Lewisham was a sucessful and financially sound hospital and had received sensible public investment to provide up to date services, and the services to be cut will have to be set up again at other hospitals. Closing Lewisham would not only incur high costs, but would waste the previous investment in its facilities.

Closure was only considered because of huge debts inherited when it was merged into a group which had earlier made a disastrous PFI (private finance initiative) agreement to build a new hospital a few miles away. Both the hospital group and Jeremy Hunt had been shown to be telling lies about the scope and cost of the replacement A&E and maternity facilities which would be needed if Lewisham were closed.

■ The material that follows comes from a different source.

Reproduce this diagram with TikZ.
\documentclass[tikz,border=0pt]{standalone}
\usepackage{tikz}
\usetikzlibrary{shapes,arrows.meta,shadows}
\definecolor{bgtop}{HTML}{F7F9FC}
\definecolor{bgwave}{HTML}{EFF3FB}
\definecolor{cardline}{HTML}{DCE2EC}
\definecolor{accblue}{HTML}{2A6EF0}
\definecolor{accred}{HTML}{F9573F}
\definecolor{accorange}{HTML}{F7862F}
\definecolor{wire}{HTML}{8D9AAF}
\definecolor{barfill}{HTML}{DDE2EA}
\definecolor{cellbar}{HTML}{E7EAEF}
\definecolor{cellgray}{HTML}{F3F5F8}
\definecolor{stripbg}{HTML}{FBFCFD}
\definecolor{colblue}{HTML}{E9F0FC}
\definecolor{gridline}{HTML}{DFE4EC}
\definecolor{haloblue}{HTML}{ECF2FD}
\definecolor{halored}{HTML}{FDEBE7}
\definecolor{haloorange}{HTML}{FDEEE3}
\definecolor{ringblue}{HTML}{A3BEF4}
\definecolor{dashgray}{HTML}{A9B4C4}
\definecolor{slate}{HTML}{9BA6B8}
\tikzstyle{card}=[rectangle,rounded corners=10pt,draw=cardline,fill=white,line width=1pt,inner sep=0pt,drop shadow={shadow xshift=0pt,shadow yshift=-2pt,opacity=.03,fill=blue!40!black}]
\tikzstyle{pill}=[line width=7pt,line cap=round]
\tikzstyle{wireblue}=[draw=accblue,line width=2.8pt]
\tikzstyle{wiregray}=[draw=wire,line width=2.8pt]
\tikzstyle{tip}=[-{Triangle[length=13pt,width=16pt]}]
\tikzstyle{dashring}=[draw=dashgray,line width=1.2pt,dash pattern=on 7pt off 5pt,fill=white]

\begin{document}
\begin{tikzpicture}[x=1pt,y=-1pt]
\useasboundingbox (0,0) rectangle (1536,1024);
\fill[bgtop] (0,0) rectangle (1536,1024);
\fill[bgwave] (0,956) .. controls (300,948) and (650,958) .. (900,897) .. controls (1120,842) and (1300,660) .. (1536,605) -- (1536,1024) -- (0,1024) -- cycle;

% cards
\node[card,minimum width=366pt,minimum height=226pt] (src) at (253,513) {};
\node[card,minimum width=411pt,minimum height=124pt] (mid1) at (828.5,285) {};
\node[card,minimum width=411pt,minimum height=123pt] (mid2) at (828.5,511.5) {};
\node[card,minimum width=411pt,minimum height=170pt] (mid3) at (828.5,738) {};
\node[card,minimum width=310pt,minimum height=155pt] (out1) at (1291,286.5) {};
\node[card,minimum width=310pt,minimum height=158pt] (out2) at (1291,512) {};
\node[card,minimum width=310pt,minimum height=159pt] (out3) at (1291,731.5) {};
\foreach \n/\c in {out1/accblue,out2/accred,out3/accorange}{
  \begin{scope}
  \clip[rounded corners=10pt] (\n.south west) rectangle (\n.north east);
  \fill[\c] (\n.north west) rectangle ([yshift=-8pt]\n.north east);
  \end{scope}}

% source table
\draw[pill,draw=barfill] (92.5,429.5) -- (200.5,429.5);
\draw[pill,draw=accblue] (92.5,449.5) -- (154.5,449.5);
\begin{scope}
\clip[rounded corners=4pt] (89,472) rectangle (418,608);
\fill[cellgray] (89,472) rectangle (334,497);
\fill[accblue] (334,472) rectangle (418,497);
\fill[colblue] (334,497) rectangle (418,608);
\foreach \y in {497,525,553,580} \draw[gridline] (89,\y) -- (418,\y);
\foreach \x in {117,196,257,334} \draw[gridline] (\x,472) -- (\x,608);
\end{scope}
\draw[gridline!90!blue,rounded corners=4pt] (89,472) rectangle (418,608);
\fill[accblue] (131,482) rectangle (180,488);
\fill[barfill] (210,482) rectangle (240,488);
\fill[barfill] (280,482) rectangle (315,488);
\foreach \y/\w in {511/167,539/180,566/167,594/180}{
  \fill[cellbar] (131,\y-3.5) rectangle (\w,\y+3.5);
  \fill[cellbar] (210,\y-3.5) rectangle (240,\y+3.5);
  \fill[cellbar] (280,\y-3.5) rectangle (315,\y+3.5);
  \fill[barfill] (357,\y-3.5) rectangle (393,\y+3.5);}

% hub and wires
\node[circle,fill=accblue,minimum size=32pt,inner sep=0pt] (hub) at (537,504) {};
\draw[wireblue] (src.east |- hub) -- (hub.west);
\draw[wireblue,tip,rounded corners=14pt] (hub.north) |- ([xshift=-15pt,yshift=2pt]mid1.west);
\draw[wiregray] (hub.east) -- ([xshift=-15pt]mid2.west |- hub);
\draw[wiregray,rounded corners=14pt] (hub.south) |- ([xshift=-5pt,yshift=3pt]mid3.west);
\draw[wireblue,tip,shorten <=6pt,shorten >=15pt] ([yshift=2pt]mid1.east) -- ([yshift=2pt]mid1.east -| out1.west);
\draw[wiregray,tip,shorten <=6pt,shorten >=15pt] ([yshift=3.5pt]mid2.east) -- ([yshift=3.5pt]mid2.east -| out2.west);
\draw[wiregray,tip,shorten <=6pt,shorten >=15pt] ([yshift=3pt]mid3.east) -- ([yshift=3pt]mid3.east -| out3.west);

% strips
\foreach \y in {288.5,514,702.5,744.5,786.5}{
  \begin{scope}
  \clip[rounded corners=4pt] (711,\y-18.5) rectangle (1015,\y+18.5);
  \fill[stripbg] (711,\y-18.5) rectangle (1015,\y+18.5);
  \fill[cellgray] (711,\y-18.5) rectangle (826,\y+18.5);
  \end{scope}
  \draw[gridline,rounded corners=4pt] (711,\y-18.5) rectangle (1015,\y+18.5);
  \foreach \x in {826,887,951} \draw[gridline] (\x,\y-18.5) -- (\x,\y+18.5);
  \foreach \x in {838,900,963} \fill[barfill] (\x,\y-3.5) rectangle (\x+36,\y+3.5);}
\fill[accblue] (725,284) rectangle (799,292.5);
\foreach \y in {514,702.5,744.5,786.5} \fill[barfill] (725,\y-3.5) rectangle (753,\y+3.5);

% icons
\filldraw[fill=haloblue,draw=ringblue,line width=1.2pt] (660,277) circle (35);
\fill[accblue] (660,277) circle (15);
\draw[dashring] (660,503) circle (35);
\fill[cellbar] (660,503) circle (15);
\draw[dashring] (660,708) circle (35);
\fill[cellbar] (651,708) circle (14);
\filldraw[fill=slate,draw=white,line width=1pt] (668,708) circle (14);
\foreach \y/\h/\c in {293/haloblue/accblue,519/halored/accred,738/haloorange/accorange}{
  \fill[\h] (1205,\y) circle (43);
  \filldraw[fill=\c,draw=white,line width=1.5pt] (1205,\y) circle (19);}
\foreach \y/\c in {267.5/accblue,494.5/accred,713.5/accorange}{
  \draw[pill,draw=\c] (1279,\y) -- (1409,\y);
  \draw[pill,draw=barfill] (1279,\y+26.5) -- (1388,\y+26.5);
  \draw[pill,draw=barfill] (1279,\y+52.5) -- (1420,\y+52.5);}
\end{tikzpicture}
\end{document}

The well-attended protest was organised by the Save the Lewisham Hospital campaign which was raising funds for a legal challenge as well as a new poster and leaflet campaign and the forthcoming mass demonstration. But this was not just a campaign for Lewisham, but one that is vital for the whole of the NHS. Behind the speakers was a banner for the South-East London ‘Save Our Local NHS Hospitals’ campaign quoting Nye Bevan: ‘The NHS will last as long as there are folk left with the faith to fight for it.‘ They certainly had the faith in Lewisham.

Fight to Save Lewisham Hospital Continues


Thames Path Greenwich Partly Open

Here’s what I wrote back in 2013:

I had some time to spare between protests and it was a nice day, around 10 degrees warmer than we’d been having and sunny, so I decided to take a bus to North Greenwich and walk along the Thames Path, having heard that parts of it had re-opened. The weather changed a little and there were some dramatic skies.

There is still a section of the walk that is closed, a giant building site where Delta Wharf once was up to Drawdock Road, but on each side of this the walk is open. although the council sign on the footpath leading from Tunnel Avenue still indicates it is closed. At the river the path north is blocked, but you can walk south to Greenwich.

A panorama – the same path in opposite directions at both sides

At first the walk goes alongside a giant manmade landscape of sand and gravel, like some alien planet – and behind the conical hills the Dome and the gas holder, with occasional lighting towers and cranes add to the scene. Most of this is behind tall fences, but fortunately these have gaps between the posts allowing you to see and photograph. Years ago the path here went through a working container dock, the Victoria Deep Water Terminal, with yellow lines marking the route, though occasionally it was blocked by crane operations, and we waited rather than have heavy containers overhead. There are a couple of my pictures of this and others from the riverside path in the 1980s on my London’s Industrial Heritage site.

Beyond there the riverside path seems rather empty, with many structures having dissappeared, including the huge concrete silo I photographed. But something new has appeared, ‘guerilla knitting’ on some of the trees and posts along the path.

Many more pictures at Thames Path Greenwich Partly Open on My London Dairy


Stop Western Intervention in Syria & Mali

It was the 10th anniversary of the march by 2 million against the Iraq war, Stop the War organised a small protest at Downing St calling for a stop to Western intervention in Mali and Syria and against the possible attack on Iran.

Many on the left feel that the failure of that huge protest to actually prevent the UK taking part in the invasion of Iraq showed a failure in the leadership of Stop The War to make any quick and efffective action to follow it up. Stop The War have also failed to convince the public at large with their more recent campaigns against intervention in Libya and now against the support being given to the Free Syrians and the Mali government. As the upper picture shows there were some supporters of the Assad regime, from a small left group, the Communist Party of Great Britain (Marxist-Leninist), taking part in the protest. Almost certainly the great majority of supporters of Stop The War while against UK military intervention would like to see more support being given in other ways to the Syrian rebels.